I mentioned the lettuce the other day. We planted both Romaine (Winter Density) and Buttercrunch. The Buttercrunch did really well until it got warmer. I could never grow it in Indiana—too hot; it would bolt before getting big enough to eat. Definitely growing that again next year!

We're still eating Romaine. It's getting older and tough, about like the stuff you buy in the store : ) But when it was young...that's one of the reasons to have a garden. Tender, fresh, juicy lettuce. Next year I'll do more succession planting. Winter Density is good because it doesn't bolt too fast and can also withstand cold. The biggest problem is that the slugs like it almost as much as we do...

Speaking of slugs (although I'd rather not!), I declared war on them about 2 weeks ago. I killed several dozen that were hiding in an area along the back fence. I put landscape cloth down and a layer of flat rocks over the top. Previously it had been a lot of shade-loving weeds. We had put some begonias in a box back there and that's where the rabbit hutch is, as well. It looks much better now. If I remember, I'll take a picture of it and post it.

I also put out beer in some 6 ounce yogurt containers—about 2/3 full. The first night I got about 18 slugs. They love the yeasty smell of beer and fall in and drown. Personally, I don't like beer, so I can't understand it, but I'm sure some of you are saying, "What a way to go!" Next year I'll buy a six pack of beer and keep the cups fresh—part of a three-pronged offensive against the slugs.

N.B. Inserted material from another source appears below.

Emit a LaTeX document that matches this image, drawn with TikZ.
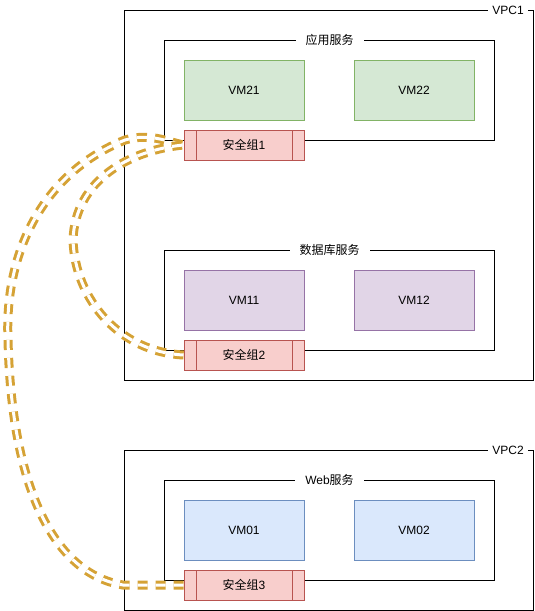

I also read that you can shoot them with an ammonia mixture. I'll try that, too (second prong). If the mixture isn't too strong, it won't hurt the plants. In fact, because it is nitrogen based, it actually helps the plants. Think of all the ammonia that they dump on the fields every year... The other trick (third prong) I'll use is putting boards down in the rows between the beds. When the slugs take refuge under them, you turn them over and scrape the slugs into a pail of soapy water. Personally, I prefer stepping on them! Squish! Sadistic, I know, but they're eating my produce! I don't mind them in the compost bin—actually, I like them there as they help in the decomposition of stuff. But stay out of my food!